Après deux ans d’avancées militaires agressives pour ses voisins, en mer de Chine comme au Sud du Tibet, la Chine surprend le monde en créant une accalmie. Ce tournant, Xi Jinping le formule lors d’une Conférence Centrale de Diplomatie (28/11) : « nous devons garder à l’esprit les risques et désamorcer les crises potentielles, pour les convertir en chances de croissance pour le pays ». Cet avis, Xue Li (chercheur à la CASS) le commente (02/12) : « il est temps pour nous d’apprendre à cesser de nous méfier des alliances entre nos voisins ». Faute de pouvoir braver une flotte chinoise, supérieure en puissance de feu aux leurs réunies, ces pays n’ont pas d’alternative au fait de « coopérer plutôt que d’affronter ». C’est ce constat qui a permis à Xi de rencontrer au Sommet de l’APEC le 1er ministre nippon Shinzo Abe après 2 ans de rupture et de conclure un accord fort avec Barack Obama. 

Cette conférence a permis de constater une autre importante inflexion. Depuis 1949, la Chine n’a pas dévié d’une idéologie « non-alignée », visant à la faire devenir le phare anti-hégémonique du Tiers-monde. Lors de la conférence, ce principe restait en vigueur, mais il était pour la 1ère fois nuancé par la volonté de Xi de « forger un réseau mondial de partenariats ».
« Alliés » ou « partenaires » ? La différence tient au refus de la Chine de choisir un bloc avec qui collaborer exclusivement. Si elle le faisait, selon Jin Canrong de l’université Renmin à Pékin, cela « léserait le type de relations… qu’elle tente de promouvoir ». Mais tout a un prix. Ouvrir des partenariats avec une poignée de puissances rivales, c’est se forcer à un grand écart idéologique. Pang Zhongying, de la même université, remarque que la Chine « a besoin d’alliés, mais ne peut pas les désigner pour l’instant ». Ainsi, une mine de cuivre chinoise en Afghanistan est protégée par l’US-Army des commandos intégristes, ce que l’APL ne sait pas faire hors frontières. Mais l’US-Army plie bagage, et la protection disparaît. Elle eût pu demeurer, si Chine et Etats-Unis avaient été liés par un traité de défense. Aussi, l’abandon du non alignement chinois semble inéluctable.

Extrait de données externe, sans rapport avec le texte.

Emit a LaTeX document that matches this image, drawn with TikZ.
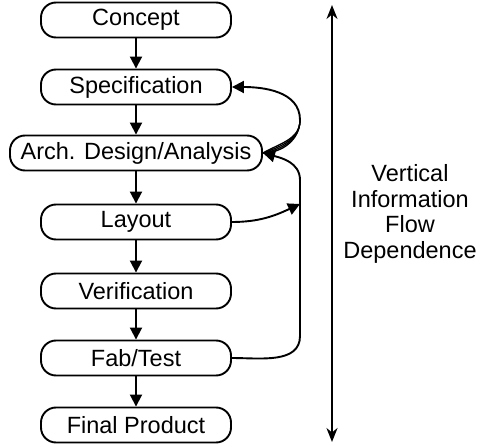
\documentclass[tikz,border=0pt]{standalone}
\usepackage{fontspec}
\setmainfont{Liberation Sans}
\usetikzlibrary{arrows.meta}
\tikzset{
  stage/.style={draw, line width=1.9pt, rounded corners=15pt,
    minimum width=190pt, minimum height=35pt, inner sep=0pt,
    font=\fontsize{23.5}{26}\selectfont},
  flow/.style={line width=1.9pt, -{Triangle[length=12pt,width=12pt]}},
  strand/.style={line width=1.3pt},
}
\begin{document}
\begin{tikzpicture}[x=1pt,y=-1pt]
      \useasboundingbox (0,0) rectangle (480,447);
      \draw
        (136,20) node[stage] (concept){Concept}
        (136,87) node[stage] (spec){Specification}
        (136,153) node[stage,minimum width=252pt] (arch){Arch. Design/Analysis}
        (136,222) node[stage] (layout){Layout}
        (136,291) node[stage] (verif){Verification}
        (136,358) node[stage] (fab){Fab/Test}
        (136,425) node[stage] (final){Final Product};
      \coordinate (loopTop) at (300,120);
      \coordinate (joinL) at (300,204);
      \coordinate (loopUp) at (300,180);
      \coordinate (loopBot) at (300,336);
      \coordinate (depTop) at (332,5);
      \coordinate (depBot) at (332,442);
      \begin{scope}[flow]
        \draw (concept) to (spec);
        \draw (spec) to (arch);
        \draw (arch) to (layout);
        \draw (layout) to (verif);
        \draw (verif) to (fab);
        \draw (fab) to (final);
      \end{scope}
      % iterations between spec and architecture
      \foreach \a in {0,10,20,30}
        \draw[strand] (arch.east) to[out=\a,in=-90] (loopTop);
      \draw[flow] (loopTop) to[out=90,in=0] (spec.east);
      % back annotation from layout and fab
      \draw[flow] (layout.east) to[out=0,in=205] (joinL);
      \draw[flow] (fab.east) to[out=0,in=-90] (loopBot) -- (loopUp)
        to[out=90,in=-15] (arch.east);
      \draw[line width=1.9pt, {Stealth[length=14pt,width=11pt]}-{Stealth[length=14pt,width=11pt]}]
        (depTop) -- (depBot);
      \node[align=center, font=\fontsize{23.5}{25.5}\selectfont] (vflow) at (410,214)
        {Vertical\\Information\\Flow\\Dependence};
    \end{tikzpicture}
\end{document}
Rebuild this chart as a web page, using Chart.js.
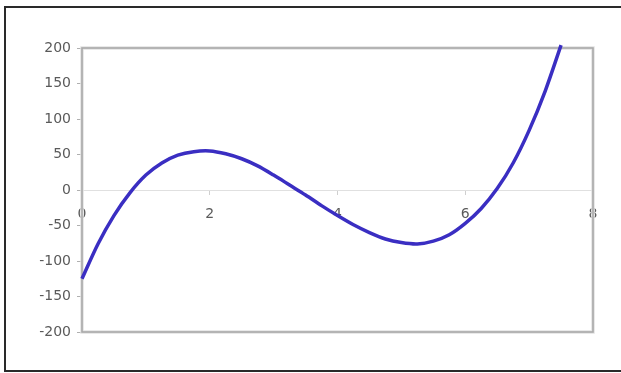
<!DOCTYPE html>
<html>
<head>
<meta charset="utf-8">
<script src="https://cdn.jsdelivr.net/npm/chart.js@4.4.1/dist/chart.umd.min.js"></script>
<style>
  html, body { margin: 0; padding: 0; background: #fff; overflow: hidden; }
  #wrap { position: relative; width: 621px; height: 373px; }
  #frame { position: absolute; left: 4px; top: 6px; width: 640px; height: 362px; border: 2px solid #2a2a2a; box-sizing: content-box; }
  canvas { position: absolute; left: 0; top: 0; }
</style>
</head>
<body>
<div id="wrap">
  <div id="frame"></div>
  <canvas id="c" width="621" height="373"></canvas>
</div>
<script>
// Data
const xValues = [0, 0.25, 0.5, 0.75, 1, 1.25, 1.5, 1.75, 2, 2.25, 2.5, 2.75, 3, 3.25, 3.5, 3.75, 4, 4.25, 4.5, 4.75, 5, 5.25, 5.5, 5.75, 6, 6.25, 6.5, 6.75, 7, 7.25, 7.5];
const yValues = [-125, -76, -36, -4, 21, 38, 49, 54, 55, 51, 44, 34, 21, 7, -7, -22, -36, -49, -60, -69, -74, -76, -72, -63, -47, -26, 2, 38, 84, 139, 204];
const xTicks = [0, 2, 4, 6, 8];
const yTicks = [-200, -150, -100, -50, 0, 50, 100, 150, 200];

const curve = xValues.map((x, i) => ({ x: x, y: yValues[i] }));

const framePlugin = {
  id: 'frame',
  beforeDatasetsDraw(chart) {
    const { ctx, chartArea: a } = chart;
    ctx.save();
    ctx.strokeStyle = '#e2e2e2';
    ctx.lineWidth = 3.5;
    ctx.strokeRect(a.left, a.top, a.right - a.left, a.bottom - a.top);
    ctx.strokeStyle = '#a9a9a9';
    ctx.lineWidth = 1.6;
    ctx.strokeRect(a.left, a.top, a.right - a.left, a.bottom - a.top);
    ctx.restore();
  }
};

new Chart(document.getElementById('c'), {
  type: 'scatter',
  data: {
    datasets: [
      {
        data: curve,
        showLine: true,
        borderColor: '#3a2ec2',
        borderWidth: 3.5,
        pointRadius: 0,
        tension: 0.3,
        fill: false,
        clip: false
      }
    ]
  },
  plugins: [framePlugin],
  options: {
    responsive: false,
    animation: false,
    layout: { padding: { left: 0, top: 48, right: 28, bottom: 41 } },
    plugins: { legend: { display: false }, tooltip: { enabled: false } },
    scales: {
      x: {
        type: 'linear',
        position: { y: 0 },
        min: 0, max: 8,
        afterBuildTicks(s) { s.ticks = xTicks.map(v => ({ value: v })); },
        grid: { drawOnChartArea: false, drawTicks: true, tickLength: 4, tickColor: '#cfcfcf' },
        border: { display: true, color: '#e0e0e0', width: 1 },
        ticks: { color: '#5a5a5a', font: { family: 'DejaVu Sans', size: 14 }, padding: 12, maxRotation: 0 }
      },
      y: {
        type: 'linear',
        min: -200, max: 200,
        afterBuildTicks(s) { s.ticks = yTicks.map(v => ({ value: v })); },
        afterFit(s) { s.width = 82; },
        grid: { drawOnChartArea: false, drawTicks: true, tickLength: 5, tickColor: '#b0b0b0' },
        border: { display: false },
        ticks: { color: '#5a5a5a', font: { family: 'DejaVu Sans', size: 14 }, padding: 6 }
      }
    }
  }
});
</script>
</body>
</html>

En politique étrangère , rien ne change quant aux objectifs à long terme. Ces 12 derniers mois, contre l’avis des voisins et des Etats-Unis, Pékin bunkerise 4 atolls des Spratleys, y compris une piste d’atterrissage de 3000m. Pékin militarise sa flotte de garde-côtes, jusqu’en 2013 composée de différents corps maritimes civils. Le résultat chez les voisins est inévitable : un rapprochement accéléré entre les forces du Vietnam, des Philippines voire du Japon et de l’Inde, sous l’ombrelle des USA. Il semble donc improbable que la Chine puisse mener de front ses deux objectifs de « soft-power » de charme, et de poussée militaire chez ses voisins. À ce jour, elle semble certaine que ces derniers pourront accepter la perte de leur patrimoine maritime, en échange d’invests et de croissance… Mais cette vision des choses pourrait être éloignée de la réalité : l’intégration des pays d’Asie à un espace économique chinois comporte des risques pour leur souveraineté nationale, et c’est ce que viennent d’affirmer les électeurs à Taiwan.